Boggs is co-editor of James Baldwin’s LITTLE MAN, LITTLE MAN: A Story of Childhood (2018), which Entertainment Weekly called “brilliant, essential” and The New York Times wrote “couldn’t be more timely.” He is currently at work on a biography of James Baldwin forthcoming from Farrar, Straus and Giroux. This book will be the first major James Baldwin biography to tell the overlapping stories of his relationships with four pillars of his adult life—his mentor, the Black American painter Beauford Delaney; his lover and muse, Swiss painter Lucien Happersberger; and his collaborators, famed Turkish actor Engin Cezzar and French artist Yoran Cazac.
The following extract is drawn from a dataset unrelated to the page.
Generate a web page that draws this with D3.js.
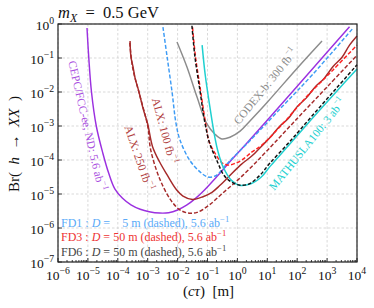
<!DOCTYPE html>
<html><head><meta charset="utf-8">
<script src="https://cdn.jsdelivr.net/npm/d3@7"></script>
<style>
body{margin:0;background:#fff}
svg{display:block}
text{font-family:"Liberation Serif","DejaVu Serif",serif}
</style>
</head><body>
<svg id="c" width="374" height="308"></svg>
<script>
// ---- data: [log10(c tau / m), log10(Br)] ----
const xTickExps = [-6,-5,-4,-3,-2,-1,0,1,2,3,4];
const yTickExps = [0,-1,-2,-3,-4,-5,-6,-7];

const cepc = [[-5.03,-0.12],[-4.97,-1.0],[-4.88,-2.0],[-4.72,-3.0],[-4.5,-3.8],[-4.3,-4.4],[-4.1,-4.85],[-3.85,-5.12],[-3.56,-5.32],[-3.25,-5.45],[-2.95,-5.52],[-2.6,-5.56],[-2.3,-5.55],[-2.0,-5.47],[-1.7,-5.33],[-1.4,-5.13],[-1.1,-4.88],[-0.7,-4.5],[-0.2,-4.0],[0.32,-3.5],[1.5,-2.33],[2.5,-1.33],[3.75,-0.08]];
const fd1 = [[-2.49,-0.09],[-2.35,-0.97],[-2.19,-1.97],[-2.05,-2.94],[-1.92,-3.41],[-1.6,-4.0],[-1.25,-4.35],[-0.98,-4.5],[-0.7,-4.45],[-0.41,-4.17],[0.0,-3.8],[0.42,-3.43],[1.5,-2.43],[2.5,-1.5],[3.87,-0.12]];
const fd6 = [[-1.52,-0.05],[-1.42,-0.97],[-1.25,-1.97],[-1.08,-2.94],[-0.92,-3.53],[-0.68,-4.03],[-0.45,-4.45],[-0.2,-4.65],[0.09,-4.74],[0.4,-4.7],[0.75,-4.45],[1.09,-4.09],[1.76,-3.45],[2.5,-2.7],[3.3,-1.9],[4.0,-1.2]];
const fd3 = [[-1.5,-0.1],[-1.4,-0.97],[-1.23,-1.97],[-1.06,-2.94],[-0.95,-3.45],[-0.75,-3.8],[-0.52,-4.08],[-0.31,-4.15],[-0.08,-4.1],[0.15,-4.0],[0.49,-3.76],[0.82,-3.56],[1.5,-2.95],[2.3,-2.15],[3.2,-1.35],[4.0,-0.62]];
const mathusla = [[-1.18,-0.62],[-1.08,-1.47],[-0.92,-2.44],[-0.75,-3.35],[-0.65,-3.75],[-0.48,-4.2],[-0.2,-4.6],[0.05,-4.74],[0.45,-4.7],[0.8,-4.5],[1.1,-4.18],[1.76,-3.52],[2.5,-2.78],[3.3,-2.0],[4.0,-1.32]];
const alx100 = [[-3.59,-0.5],[-3.56,-0.97],[-3.49,-1.26],[-3.42,-1.6],[-3.3,-1.97],[-3.15,-2.5],[-3.0,-2.94],[-2.84,-3.6],[-2.6,-4.06],[-2.35,-4.44],[-2.05,-4.86],[-1.82,-5.06],[-1.5,-5.16],[-1.15,-5.08],[-0.85,-4.95],[-0.6,-4.76],[-0.3,-4.5],[0.1,-4.15],[0.5,-3.87],[0.8,-3.6],[1.1,-3.33],[1.4,-3.02],[1.7,-2.78],[2.0,-2.43],[2.3,-2.18],[2.6,-1.85],[2.9,-1.6],[3.2,-1.25],[3.5,-0.98],[3.75,-0.62],[4.0,-0.35]];
const alx250 = [[-3.6,-0.55],[-3.5,-1.3],[-3.28,-2.05],[-3.0,-3.0],[-2.9,-3.7],[-2.6,-4.55],[-2.25,-5.15],[-1.95,-5.45],[-1.65,-5.56],[-1.35,-5.54],[-0.95,-5.33],[-0.5,-4.98],[0.0,-4.6],[0.45,-4.22],[1.0,-3.72],[2.0,-2.78],[3.0,-1.85],[4.0,-0.92]];
const codex = [[-2.02,-0.53],[-1.69,-1.26],[-1.35,-2.15],[-1.02,-2.94],[-0.75,-3.24],[-0.52,-3.38],[-0.25,-3.33],[0.09,-3.15],[0.42,-2.85],[1.0,-2.3],[2.0,-1.3],[2.83,-0.5]];

// ---- layout ----
const svg = d3.select("#c");
const L = 58, R = 357, T = 24, B = 262;
const x = d3.scaleLog().domain([1e-6, 1e4]).range([L, R]);
const y = d3.scaleLog().domain([1e-7, 1]).range([B, T]);
const P = d => [x(Math.pow(10, d[0])), y(Math.pow(10, d[1]))];

function rich(sel, parts, fs) {
  let shift = 0;
  parts.forEach(p => {
    const ts = sel.append("tspan").text(p.t);
    if (p.i) ts.attr("font-style", "italic");
    let target = 0;
    if (p.sup) { target = -fs * 0.42; ts.attr("font-size", fs * 0.72); }
    if (p.sub) { target = fs * 0.22; ts.attr("font-size", fs * 0.72); }
    if (target !== shift) { ts.attr("dy", target - shift); shift = target; }
  });
}

// grid
const grid = svg.append("g").attr("stroke", "#cfcfcf").attr("stroke-width", 0.8).attr("stroke-dasharray", "2.5,2");
xTickExps.forEach(e => grid.append("line").attr("x1", x(Math.pow(10, e))).attr("x2", x(Math.pow(10, e))).attr("y1", T).attr("y2", B));
yTickExps.forEach(e => grid.append("line").attr("y1", y(Math.pow(10, e))).attr("y2", y(Math.pow(10, e))).attr("x1", L).attr("x2", R));

// curves
const lineC = d3.line().x(d => P(d)[0]).y(d => P(d)[1]).curve(d3.curveCatmullRom.alpha(0.5));
const plot = svg.append("g");
function draw(data, color, dash, w) {
  plot.append("path").attr("d", lineC(data)).attr("fill", "none")
    .attr("stroke", color).attr("stroke-width", w || 1.45)
    .attr("stroke-dasharray", dash || null);
}
draw(codex, "#8c8c8c");
draw(cepc, "#9b30e0");
draw(alx100, "#a52a2a");
draw(alx250, "#a52a2a", "4,2");
draw(fd1, "#3d9bf5", "4,2");
draw(fd3, "#ff2020", "4,2");
draw(mathusla, "#1fd0d0", null, 1.5);
draw(fd6, "#111111", "3.5,2");

// frame
svg.append("rect").attr("x", L).attr("y", T).attr("width", R - L).attr("height", B - T)
  .attr("fill", "none").attr("stroke", "#222").attr("stroke-width", 1.2);

// ticks
const tk = svg.append("g").attr("stroke", "#222").attr("stroke-width", 0.9);
xTickExps.forEach(e => {
  const px = x(Math.pow(10, e));
  tk.append("line").attr("x1", px).attr("x2", px).attr("y1", B).attr("y2", B - 4);
  if (e < 4) for (let k = 2; k < 10; k++) {
    const m = x(k * Math.pow(10, e));
    tk.append("line").attr("x1", m).attr("x2", m).attr("y1", B).attr("y2", B - 2);
  }
});
yTickExps.forEach(e => {
  const py = y(Math.pow(10, e));
  tk.append("line").attr("x1", L).attr("x2", L + 4).attr("y1", py).attr("y2", py);
});

// tick labels
const fsT = 13.5;
xTickExps.forEach(e => {
  const t = svg.append("text").attr("x", x(Math.pow(10, e))).attr("y", 280)
    .attr("text-anchor", "middle").attr("font-size", fsT).attr("fill", "#111");
  rich(t, [{t: "10"}, {t: e < 0 ? "\u2212" + (-e) : String(e), sup: true}], fsT);
});
yTickExps.forEach(e => {
  const t = svg.append("text").attr("x", 54).attr("y", y(Math.pow(10, e)) + 5.5)
    .attr("text-anchor", "end").attr("font-size", fsT).attr("fill", "#111");
  rich(t, [{t: "10"}, {t: e < 0 ? "\u2212" + (-e) : String(e), sup: true}], fsT);
});

// title
const title = svg.append("text").attr("x", 58).attr("y", 18).attr("font-size", 16.5).attr("fill", "#111");
rich(title, [{t: "m", i: true}, {t: "X", i: true, sub: true}, {t: "\u2002=\u20020.5 GeV"}], 16.5);

// axis labels
const xl = svg.append("text").attr("x", (L + R) / 2 + 1).attr("y", 296).attr("text-anchor", "middle").attr("font-size", 15).attr("fill", "#111");
rich(xl, [{t: "("}, {t: "c\u03c4", i: true}, {t: ")\u2002[m]"}], 15);
const yl = svg.append("text").attr("transform", `translate(19,${(T + B) / 2 + 1}) rotate(-90)`).attr("text-anchor", "middle").attr("font-size", 15).attr("fill", "#111");
rich(yl, [{t: "Br(\u2002"}, {t: "h", i: true}, {t: "\u2002\u2192\u2002"}, {t: "XX", i: true}, {t: "\u2002)"}], 15);

// curve labels
function curveLabel(lx, ly, ang, color, parts, fs) {
  const [px, py] = P([lx, ly]);
  const t = svg.append("text").attr("transform", `translate(${px},${py}) rotate(${ang})`)
    .attr("text-anchor", "middle").attr("dominant-baseline", "middle")
    .attr("font-size", fs).attr("fill", color);
  rich(t, parts, fs);
}
curveLabel(-5.06, -3.0, 77, "#a94de0", [{t: "CEPC/FCC-ee, ND: 5.6 ab"}, {t: "\u22121", sup: true}], 11.5);
curveLabel(-2.47, -3.15, 75, "#b04040", [{t: "ALX: 100 fb"}, {t: "\u22121", sup: true}], 11.5);
curveLabel(-3.32, -3.95, 71, "#b04040", [{t: "ALX: 250 fb"}, {t: "\u22121", sup: true}], 11.5);
curveLabel(0.96, -1.85, -51, "#8c8c8c", [{t: "CODEX-b: 300 fb"}, {t: "\u22121", sup: true}], 11.5);
curveLabel(2.36, -3.55, -51, "#22d0d0", [{t: "MATHUSLA100: 3 ab"}, {t: "\u22121", sup: true}], 11.5);

// legend text
const legend = [
  {c: "#5aaaf8", y: 227, parts: [{t: "FD1 : "}, {t: "D", i: true}, {t: " =\u2002\u20025 m (dashed), 5.6 ab"}, {t: "\u22121", sup: true}]},
  {c: "#ee3333", y: 241, parts: [{t: "FD3 : "}, {t: "D", i: true}, {t: " = 50 m (dashed), 5.6 ab"}, {t: "\u22121", sup: true}]},
  {c: "#444444", y: 256, parts: [{t: "FD6 : "}, {t: "D", i: true}, {t: " = 50 m (dashed), 5.6 ab"}, {t: "\u22121", sup: true}]}
];
legend.forEach(l => {
  const t = svg.append("text").attr("x", 61).attr("y", l.y).attr("font-size", 12).attr("fill", l.c);
  rich(t, l.parts, 12);
});
</script>
</body></html>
Twice a fellow at both Yaddo and MacDowell, as well as a Writer-in-Residence at the James Merrill House, Boggs was recently awarded a residential fellowship at Loghaven, where he will be in residence in February 2023. He received his BA from Yale, his MFA from American University, and his Ph.D. from Columbia. He serves on the Board of the NYU Biography Seminar and the Advisory Board of the literary journal The Kenyon Review.
Speaking and workshop topics include the life, work, and legacy of James Baldwin; resurrecting Baldwin’s Little Man, Little Man; twentieth and twenty-first century American and African American literature, and narrative non-fiction writing.